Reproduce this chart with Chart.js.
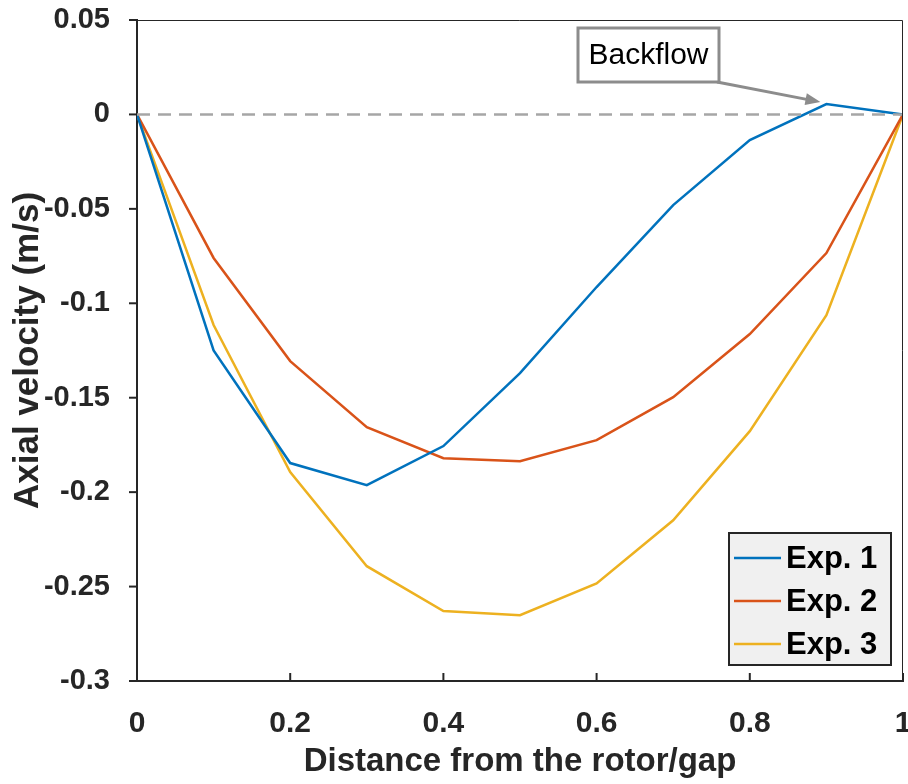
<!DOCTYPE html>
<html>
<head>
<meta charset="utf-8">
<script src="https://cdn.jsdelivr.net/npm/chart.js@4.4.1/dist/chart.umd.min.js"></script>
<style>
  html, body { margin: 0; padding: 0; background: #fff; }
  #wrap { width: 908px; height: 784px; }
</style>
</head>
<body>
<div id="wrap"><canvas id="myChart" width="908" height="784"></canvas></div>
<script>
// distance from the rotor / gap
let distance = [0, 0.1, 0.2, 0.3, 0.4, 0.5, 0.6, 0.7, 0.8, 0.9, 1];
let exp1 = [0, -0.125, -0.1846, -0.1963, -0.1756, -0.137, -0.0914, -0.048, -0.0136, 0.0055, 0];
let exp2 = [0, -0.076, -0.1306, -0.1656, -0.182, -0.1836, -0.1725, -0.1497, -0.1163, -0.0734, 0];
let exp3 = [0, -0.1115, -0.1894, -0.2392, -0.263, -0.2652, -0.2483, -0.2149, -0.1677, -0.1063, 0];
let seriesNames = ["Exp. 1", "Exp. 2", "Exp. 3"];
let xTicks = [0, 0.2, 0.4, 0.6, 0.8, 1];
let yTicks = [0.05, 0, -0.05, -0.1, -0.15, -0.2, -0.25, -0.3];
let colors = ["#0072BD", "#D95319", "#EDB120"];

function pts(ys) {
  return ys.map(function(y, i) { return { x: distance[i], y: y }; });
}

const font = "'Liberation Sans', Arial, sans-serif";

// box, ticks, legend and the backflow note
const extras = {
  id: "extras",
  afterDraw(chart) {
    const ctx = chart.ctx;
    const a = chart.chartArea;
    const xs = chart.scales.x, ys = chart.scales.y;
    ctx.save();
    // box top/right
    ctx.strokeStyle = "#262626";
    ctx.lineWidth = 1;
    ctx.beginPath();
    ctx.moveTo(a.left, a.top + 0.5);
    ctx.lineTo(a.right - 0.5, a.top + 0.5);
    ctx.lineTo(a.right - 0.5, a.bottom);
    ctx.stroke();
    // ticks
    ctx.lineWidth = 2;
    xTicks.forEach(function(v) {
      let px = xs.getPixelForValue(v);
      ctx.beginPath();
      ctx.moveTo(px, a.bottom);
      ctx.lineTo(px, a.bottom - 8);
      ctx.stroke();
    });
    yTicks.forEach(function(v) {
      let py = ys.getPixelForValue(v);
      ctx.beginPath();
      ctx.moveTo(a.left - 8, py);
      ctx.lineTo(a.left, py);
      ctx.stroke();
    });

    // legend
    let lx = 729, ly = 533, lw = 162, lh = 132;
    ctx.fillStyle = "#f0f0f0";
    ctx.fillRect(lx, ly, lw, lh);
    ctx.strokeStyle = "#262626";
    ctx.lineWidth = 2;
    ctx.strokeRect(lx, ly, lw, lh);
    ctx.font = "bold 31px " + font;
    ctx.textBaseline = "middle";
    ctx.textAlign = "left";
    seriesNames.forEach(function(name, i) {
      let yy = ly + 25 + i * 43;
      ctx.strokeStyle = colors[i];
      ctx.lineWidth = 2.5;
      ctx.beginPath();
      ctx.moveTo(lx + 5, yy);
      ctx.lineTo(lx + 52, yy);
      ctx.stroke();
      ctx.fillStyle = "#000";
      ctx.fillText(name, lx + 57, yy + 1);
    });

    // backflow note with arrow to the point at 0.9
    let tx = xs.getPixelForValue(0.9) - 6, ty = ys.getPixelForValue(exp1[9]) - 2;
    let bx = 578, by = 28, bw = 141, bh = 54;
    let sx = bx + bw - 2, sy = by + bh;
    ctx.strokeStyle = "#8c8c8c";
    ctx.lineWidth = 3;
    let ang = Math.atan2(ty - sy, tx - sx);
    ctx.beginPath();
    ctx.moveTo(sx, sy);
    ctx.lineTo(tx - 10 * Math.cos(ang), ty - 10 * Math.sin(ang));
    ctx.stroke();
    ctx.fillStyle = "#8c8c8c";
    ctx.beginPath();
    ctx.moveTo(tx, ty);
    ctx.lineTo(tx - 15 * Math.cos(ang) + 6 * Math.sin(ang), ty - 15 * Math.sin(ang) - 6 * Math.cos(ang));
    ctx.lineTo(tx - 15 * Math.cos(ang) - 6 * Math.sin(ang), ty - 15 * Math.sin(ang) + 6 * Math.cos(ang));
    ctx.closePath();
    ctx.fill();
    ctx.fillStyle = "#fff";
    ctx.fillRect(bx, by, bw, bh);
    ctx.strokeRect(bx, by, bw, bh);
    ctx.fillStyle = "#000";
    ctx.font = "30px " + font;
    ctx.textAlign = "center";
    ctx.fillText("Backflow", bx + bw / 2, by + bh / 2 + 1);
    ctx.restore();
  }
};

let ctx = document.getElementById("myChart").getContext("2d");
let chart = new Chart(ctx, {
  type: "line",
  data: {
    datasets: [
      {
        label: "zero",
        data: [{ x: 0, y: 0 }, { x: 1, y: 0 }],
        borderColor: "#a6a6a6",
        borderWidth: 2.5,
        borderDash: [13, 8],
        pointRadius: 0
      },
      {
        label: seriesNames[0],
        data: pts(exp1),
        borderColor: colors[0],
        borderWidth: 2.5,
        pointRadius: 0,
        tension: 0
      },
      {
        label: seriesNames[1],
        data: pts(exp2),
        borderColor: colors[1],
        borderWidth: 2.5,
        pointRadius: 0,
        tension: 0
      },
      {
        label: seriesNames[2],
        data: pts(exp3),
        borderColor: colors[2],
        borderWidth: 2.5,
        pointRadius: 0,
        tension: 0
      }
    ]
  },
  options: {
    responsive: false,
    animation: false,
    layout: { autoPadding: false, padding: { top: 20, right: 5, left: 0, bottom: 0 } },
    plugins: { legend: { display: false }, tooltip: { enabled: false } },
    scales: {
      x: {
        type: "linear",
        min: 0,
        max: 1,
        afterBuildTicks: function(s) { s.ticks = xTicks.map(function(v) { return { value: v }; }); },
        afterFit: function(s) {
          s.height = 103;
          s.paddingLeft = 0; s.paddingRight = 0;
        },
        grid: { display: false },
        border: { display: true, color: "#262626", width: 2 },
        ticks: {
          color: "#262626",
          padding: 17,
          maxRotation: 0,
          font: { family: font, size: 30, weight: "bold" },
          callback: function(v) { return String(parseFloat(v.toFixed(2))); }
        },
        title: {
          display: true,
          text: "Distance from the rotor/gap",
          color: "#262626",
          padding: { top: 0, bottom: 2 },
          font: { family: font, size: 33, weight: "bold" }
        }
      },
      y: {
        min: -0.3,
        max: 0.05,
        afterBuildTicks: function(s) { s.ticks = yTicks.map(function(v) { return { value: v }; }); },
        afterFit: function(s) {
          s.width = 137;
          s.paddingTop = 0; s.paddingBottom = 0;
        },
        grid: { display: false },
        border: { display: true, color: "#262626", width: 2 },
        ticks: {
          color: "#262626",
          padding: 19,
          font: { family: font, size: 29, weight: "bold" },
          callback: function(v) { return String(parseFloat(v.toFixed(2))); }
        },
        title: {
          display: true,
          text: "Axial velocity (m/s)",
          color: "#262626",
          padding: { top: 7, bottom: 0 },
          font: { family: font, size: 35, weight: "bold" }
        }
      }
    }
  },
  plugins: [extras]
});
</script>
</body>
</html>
┄┄┄┄┄┄┄┄┄┄
WHAT YOU NEED TO DO: Which lines include the word "with"? Copy every one of them.

OUTPUT BELOW:
Reproduce this chart with Chart.js.
    // backflow note with arrow to the point at 0.9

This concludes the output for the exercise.